Chirally symmetric but confined hadrons at finite density
L. Ya. Glozman, R. F. Wagenbrunn

TL;DR
This paper proposes that at finite density and low temperature, QCD may feature a phase where hadrons remain confined yet exhibit restored chiral symmetry, challenging traditional views of the QCD phase diagram.
Contribution
It demonstrates the theoretical possibility of confined but chirally symmetric hadrons at finite chemical potential, suggesting a new phase in the QCD phase diagram.
Findings
Confined but chirally symmetric hadrons can exist at finite density.
Implications for heavy ion collision experiments and astrophysics.

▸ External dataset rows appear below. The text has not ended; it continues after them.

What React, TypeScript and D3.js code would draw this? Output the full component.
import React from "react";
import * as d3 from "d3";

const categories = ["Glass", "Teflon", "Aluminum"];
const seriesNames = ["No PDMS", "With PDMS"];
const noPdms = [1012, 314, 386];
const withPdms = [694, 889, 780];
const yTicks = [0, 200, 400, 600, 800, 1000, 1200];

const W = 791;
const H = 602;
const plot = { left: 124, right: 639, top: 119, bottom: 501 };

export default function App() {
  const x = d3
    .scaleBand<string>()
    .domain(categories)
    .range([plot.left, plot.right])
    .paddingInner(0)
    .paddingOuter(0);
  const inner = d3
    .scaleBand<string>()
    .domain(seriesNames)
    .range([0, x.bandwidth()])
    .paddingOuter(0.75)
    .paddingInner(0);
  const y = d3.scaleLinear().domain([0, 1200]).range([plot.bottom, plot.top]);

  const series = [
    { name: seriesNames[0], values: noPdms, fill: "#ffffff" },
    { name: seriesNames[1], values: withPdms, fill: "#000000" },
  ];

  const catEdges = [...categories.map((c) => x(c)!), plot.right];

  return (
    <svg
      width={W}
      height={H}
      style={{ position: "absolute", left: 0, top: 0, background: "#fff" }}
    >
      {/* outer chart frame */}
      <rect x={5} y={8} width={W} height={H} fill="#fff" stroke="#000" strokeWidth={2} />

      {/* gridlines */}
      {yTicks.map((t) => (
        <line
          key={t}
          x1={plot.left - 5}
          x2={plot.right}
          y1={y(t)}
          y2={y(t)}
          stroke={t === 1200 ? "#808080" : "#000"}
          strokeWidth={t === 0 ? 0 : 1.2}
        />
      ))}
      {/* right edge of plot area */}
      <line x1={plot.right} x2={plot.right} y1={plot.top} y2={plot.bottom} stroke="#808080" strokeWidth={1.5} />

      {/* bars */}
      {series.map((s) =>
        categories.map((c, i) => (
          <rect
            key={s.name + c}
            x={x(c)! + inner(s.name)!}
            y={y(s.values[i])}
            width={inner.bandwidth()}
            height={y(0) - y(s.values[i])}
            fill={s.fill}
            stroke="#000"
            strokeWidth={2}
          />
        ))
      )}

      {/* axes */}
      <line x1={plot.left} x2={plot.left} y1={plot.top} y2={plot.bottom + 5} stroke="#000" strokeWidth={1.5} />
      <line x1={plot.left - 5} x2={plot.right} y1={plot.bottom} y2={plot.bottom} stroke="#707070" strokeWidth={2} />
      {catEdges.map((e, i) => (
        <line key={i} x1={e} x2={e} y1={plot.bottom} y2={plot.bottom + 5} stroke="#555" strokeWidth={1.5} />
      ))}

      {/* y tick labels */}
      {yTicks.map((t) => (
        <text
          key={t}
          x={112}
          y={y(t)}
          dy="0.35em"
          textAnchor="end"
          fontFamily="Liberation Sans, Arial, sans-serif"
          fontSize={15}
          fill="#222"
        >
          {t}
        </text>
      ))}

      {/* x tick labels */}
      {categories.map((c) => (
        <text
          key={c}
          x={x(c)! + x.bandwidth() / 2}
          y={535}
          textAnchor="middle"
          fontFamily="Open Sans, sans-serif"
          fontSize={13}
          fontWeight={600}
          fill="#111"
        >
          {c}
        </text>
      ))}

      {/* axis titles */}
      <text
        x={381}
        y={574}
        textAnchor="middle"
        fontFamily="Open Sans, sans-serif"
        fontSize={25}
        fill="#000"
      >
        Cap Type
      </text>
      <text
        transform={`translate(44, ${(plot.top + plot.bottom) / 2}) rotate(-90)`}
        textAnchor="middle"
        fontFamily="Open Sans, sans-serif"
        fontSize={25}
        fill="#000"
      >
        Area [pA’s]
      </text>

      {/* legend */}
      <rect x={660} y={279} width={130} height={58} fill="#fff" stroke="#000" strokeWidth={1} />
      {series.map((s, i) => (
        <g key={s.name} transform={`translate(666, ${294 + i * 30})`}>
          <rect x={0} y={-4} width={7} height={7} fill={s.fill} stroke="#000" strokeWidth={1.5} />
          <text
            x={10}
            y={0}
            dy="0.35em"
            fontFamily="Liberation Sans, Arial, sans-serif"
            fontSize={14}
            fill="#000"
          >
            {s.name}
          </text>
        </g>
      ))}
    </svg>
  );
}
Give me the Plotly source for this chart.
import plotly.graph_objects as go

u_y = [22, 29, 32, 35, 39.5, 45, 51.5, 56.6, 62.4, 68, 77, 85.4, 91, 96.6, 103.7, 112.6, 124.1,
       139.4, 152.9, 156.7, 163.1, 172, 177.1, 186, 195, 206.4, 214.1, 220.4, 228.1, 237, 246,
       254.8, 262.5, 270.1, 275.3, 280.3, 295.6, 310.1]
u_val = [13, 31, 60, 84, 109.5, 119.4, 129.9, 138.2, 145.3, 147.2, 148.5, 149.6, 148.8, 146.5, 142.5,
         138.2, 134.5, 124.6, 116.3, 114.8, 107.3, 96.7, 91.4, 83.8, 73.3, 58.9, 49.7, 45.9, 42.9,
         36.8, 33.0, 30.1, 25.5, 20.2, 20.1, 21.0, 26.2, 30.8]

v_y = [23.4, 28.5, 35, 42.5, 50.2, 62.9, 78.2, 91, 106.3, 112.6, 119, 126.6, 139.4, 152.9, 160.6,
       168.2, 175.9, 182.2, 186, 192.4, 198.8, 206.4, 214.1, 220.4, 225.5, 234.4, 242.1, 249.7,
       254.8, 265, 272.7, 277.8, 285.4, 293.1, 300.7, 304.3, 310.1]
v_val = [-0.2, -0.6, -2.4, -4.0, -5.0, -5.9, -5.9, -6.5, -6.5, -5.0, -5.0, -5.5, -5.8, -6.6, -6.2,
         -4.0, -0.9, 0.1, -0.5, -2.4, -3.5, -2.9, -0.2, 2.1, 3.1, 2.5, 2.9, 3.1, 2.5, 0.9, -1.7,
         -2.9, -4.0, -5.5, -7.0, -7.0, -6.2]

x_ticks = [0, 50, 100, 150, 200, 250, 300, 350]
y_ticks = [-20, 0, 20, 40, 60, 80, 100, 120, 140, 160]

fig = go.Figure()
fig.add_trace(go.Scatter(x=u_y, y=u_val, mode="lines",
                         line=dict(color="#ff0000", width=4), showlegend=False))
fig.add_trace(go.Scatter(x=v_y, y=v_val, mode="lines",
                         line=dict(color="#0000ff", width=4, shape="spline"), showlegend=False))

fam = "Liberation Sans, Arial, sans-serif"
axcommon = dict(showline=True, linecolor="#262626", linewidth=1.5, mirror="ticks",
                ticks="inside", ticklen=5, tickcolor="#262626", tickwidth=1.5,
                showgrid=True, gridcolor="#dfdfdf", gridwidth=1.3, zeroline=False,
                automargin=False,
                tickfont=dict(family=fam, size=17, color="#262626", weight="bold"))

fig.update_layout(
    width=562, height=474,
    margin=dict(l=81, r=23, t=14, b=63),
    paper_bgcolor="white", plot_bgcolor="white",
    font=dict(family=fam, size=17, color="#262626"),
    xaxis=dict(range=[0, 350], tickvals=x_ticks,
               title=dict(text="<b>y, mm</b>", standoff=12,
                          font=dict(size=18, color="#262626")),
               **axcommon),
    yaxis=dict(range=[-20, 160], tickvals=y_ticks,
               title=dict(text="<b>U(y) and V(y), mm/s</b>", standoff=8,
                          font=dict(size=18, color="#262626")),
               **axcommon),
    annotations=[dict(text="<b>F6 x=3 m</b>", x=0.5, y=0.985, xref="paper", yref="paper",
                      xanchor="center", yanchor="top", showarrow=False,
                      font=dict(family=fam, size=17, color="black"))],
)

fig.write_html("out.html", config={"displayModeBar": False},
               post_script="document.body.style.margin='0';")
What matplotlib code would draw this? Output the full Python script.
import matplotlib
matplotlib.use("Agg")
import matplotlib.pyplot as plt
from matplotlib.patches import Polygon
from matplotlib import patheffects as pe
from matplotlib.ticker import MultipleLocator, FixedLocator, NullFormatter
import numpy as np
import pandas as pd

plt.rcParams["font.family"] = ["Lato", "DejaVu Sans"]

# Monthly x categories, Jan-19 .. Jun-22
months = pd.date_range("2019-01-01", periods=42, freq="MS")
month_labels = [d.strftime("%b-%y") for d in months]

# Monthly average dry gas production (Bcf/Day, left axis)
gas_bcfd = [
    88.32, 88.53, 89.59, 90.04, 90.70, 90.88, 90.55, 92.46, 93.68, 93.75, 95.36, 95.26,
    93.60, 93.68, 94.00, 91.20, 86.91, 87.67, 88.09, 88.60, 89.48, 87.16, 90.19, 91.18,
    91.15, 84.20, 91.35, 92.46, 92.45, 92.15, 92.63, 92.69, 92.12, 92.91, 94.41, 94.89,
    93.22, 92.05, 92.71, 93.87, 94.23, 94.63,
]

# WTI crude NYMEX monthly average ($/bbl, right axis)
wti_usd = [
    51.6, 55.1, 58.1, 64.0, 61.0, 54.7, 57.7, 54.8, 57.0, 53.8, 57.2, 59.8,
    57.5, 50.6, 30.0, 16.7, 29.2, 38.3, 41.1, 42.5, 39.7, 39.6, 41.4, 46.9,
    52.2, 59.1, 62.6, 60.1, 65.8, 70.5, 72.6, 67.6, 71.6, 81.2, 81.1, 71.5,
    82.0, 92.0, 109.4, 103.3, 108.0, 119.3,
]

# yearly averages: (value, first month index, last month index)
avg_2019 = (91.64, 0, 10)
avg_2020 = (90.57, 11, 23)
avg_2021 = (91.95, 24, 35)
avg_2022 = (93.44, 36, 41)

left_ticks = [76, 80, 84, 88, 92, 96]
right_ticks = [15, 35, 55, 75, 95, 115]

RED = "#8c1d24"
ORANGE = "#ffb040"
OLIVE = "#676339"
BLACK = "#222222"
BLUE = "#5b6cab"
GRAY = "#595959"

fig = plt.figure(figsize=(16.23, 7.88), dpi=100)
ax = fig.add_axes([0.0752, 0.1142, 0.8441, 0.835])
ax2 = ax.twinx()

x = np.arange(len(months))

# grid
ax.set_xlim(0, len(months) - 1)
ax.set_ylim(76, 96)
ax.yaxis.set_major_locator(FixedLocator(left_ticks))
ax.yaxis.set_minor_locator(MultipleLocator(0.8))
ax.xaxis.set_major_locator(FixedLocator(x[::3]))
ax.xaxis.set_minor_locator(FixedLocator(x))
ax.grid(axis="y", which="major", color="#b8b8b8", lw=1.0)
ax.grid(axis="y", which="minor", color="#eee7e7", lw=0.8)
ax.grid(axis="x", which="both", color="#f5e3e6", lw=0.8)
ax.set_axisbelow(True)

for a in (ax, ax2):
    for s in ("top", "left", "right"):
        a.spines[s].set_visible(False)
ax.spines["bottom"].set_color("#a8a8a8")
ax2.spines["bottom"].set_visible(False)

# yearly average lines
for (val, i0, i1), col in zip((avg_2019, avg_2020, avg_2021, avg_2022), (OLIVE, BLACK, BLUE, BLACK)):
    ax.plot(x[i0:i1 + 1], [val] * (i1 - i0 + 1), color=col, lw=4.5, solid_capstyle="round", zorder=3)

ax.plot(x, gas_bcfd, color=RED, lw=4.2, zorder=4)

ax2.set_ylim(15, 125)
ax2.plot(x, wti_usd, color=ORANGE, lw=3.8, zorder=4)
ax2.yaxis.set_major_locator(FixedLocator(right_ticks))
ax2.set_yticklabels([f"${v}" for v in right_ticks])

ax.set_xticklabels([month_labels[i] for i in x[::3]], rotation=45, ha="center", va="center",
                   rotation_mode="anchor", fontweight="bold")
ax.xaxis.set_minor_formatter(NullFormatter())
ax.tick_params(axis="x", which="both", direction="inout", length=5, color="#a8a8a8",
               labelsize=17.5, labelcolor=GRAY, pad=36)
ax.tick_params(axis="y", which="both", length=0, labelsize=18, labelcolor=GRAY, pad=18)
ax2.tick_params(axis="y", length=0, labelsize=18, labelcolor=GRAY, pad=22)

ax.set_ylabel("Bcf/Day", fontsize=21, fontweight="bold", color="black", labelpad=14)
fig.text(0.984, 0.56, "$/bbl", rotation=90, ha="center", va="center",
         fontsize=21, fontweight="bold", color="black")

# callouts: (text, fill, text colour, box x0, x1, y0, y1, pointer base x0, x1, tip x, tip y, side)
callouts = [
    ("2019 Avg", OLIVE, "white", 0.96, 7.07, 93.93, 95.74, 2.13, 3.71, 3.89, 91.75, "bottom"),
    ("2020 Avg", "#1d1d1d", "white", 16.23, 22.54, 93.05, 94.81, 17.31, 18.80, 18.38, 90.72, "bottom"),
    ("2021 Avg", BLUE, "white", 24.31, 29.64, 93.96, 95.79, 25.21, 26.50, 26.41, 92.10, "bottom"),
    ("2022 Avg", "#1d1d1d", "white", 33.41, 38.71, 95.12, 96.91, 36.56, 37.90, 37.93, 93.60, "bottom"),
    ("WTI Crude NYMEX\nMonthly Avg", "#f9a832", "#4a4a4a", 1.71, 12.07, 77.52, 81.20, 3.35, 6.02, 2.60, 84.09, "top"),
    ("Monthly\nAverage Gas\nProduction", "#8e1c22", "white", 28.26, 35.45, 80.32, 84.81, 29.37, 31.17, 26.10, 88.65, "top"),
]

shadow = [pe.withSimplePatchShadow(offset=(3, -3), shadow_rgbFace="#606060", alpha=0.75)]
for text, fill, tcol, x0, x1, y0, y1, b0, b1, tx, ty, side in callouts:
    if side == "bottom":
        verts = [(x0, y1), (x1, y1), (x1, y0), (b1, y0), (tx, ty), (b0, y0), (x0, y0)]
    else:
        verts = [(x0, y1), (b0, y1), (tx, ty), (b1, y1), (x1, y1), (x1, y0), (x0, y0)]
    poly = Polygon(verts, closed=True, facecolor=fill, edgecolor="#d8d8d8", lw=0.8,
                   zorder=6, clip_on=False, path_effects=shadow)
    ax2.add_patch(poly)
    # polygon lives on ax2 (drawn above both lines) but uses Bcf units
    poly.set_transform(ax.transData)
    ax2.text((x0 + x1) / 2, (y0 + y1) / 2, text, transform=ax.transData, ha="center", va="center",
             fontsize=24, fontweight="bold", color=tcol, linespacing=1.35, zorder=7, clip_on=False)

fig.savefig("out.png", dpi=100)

Reconsideration of the QCD phase diagram is necessary.
Abstract
At a critical finite chemical potential and low temperature QCD undergoes the chiral restoration phase transition. The folklore tradition is that simultaneously hadrons are deconfined and there appears the quark matter. We demonstrate that it is possible to have confined but chirally symmetric hadrons at a finite chemical potential and hence beyond the chiral restoration point at a finite chemical potential and low temperature there could exist a chirally symmetric matter consisting of chirally symmetric but confined hadrons. If it does happen in QCD, then the QCD phase diagram should be reconsidered with obvious implications for heavy ion programs and astrophysics.